▶ **Material**:
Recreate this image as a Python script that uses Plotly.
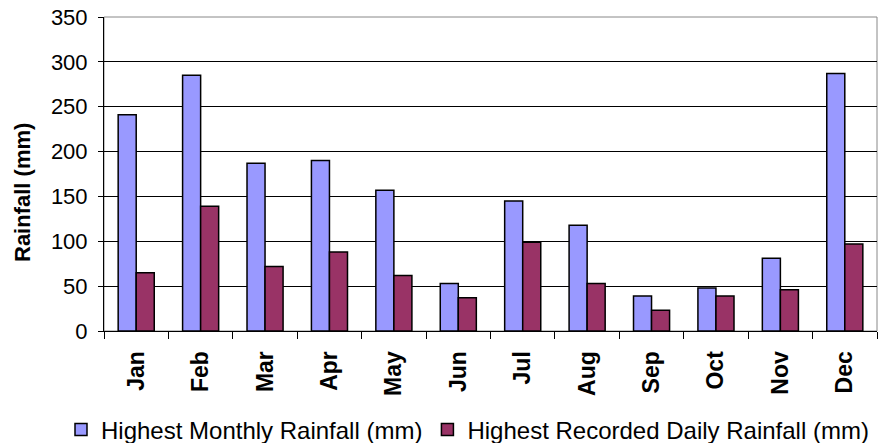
import plotly.graph_objects as go

months = ["Jan", "Feb", "Mar", "Apr", "May", "Jun", "Jul", "Aug", "Sep", "Oct", "Nov", "Dec"]
monthly_max = [241, 285, 187, 190, 157, 53, 145, 118, 39, 48, 81, 287]
daily_max = [65, 139, 72, 88, 62, 37, 99, 53, 23, 39, 46, 97]
y_ticks = [0, 50, 100, 150, 200, 250, 300, 350]
y_title = "Rainfall (mm)"

FONT = "Liberation Sans, Arial, sans-serif"
W, H = 886, 435  # page body has an 8px margin
L, R, T, B = 96, 17, 9, 112
PW, PH = W - L - R, H - T - B

fig = go.Figure()
fig.add_trace(go.Bar(x=months, y=monthly_max, name="Highest Monthly Rainfall (mm)",
                     marker=dict(color="#9999FF", line=dict(color="black", width=1.5))))
fig.add_trace(go.Bar(x=months, y=daily_max, name="Highest Recorded Daily Rainfall (mm)",
                     marker=dict(color="#993366", line=dict(color="black", width=1.5))))

fig.update_layout(
    width=W, height=H,
    margin=dict(l=L, r=R, t=T, b=B, autoexpand=False),
    paper_bgcolor="white", plot_bgcolor="white",
    barmode="group", bargap=0.44, bargroupgap=0,
    font=dict(family=FONT, color="black", size=22),
    showlegend=True,
    legend=dict(orientation="h", x=(53 - L) / PW, xanchor="left", xref="paper",
                y=-(422 - (H - B)) / PH, yanchor="middle", yref="paper",
                font=dict(size=24), itemwidth=30, tracegroupgap=0, borderwidth=0),
    shapes=[dict(type="rect", xref="paper", yref="paper", x0=0, x1=1, y0=0, y1=1,
                 line=dict(color="#888888", width=1), layer="below")],
    annotations=[dict(text="<b>" + y_title + "</b>", textangle=-90, showarrow=False,
                      xref="paper", yref="paper", x=(14 - L) / PW, y=(H - B - 185) / PH,
                      xanchor="center", yanchor="middle", font=dict(size=22))],
)
fig.update_xaxes(type="category", tickangle=-90, automargin=False,
                 tickfont=dict(size=23, family=FONT, weight="bold"), ticklabelstandoff=10,
                 showline=True, linecolor="black", linewidth=1, ticks="outside", tickson="boundaries",
                 ticklen=7, tickcolor="black", showgrid=False)
fig.update_yaxes(range=[0, 350], tickvals=y_ticks, automargin=False, showline=True, linecolor="black", linewidth=1,
                 ticks="outside", ticklen=5, tickcolor="black", showgrid=True, gridcolor="black", gridwidth=1,
                 tickfont=dict(size=22), zeroline=False, ticklabeloverflow="allow", ticklabelstandoff=6)

fig.write_html("out.html")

▶ **Requirement**:
In the data above, please extract the lines from the first one through the line with "import plotly.graph_objects as go", exactly, and keep pictures out.

▶ **Worked answer**:
Recreate this image as a Python script that uses Plotly.
import plotly.graph_objects as go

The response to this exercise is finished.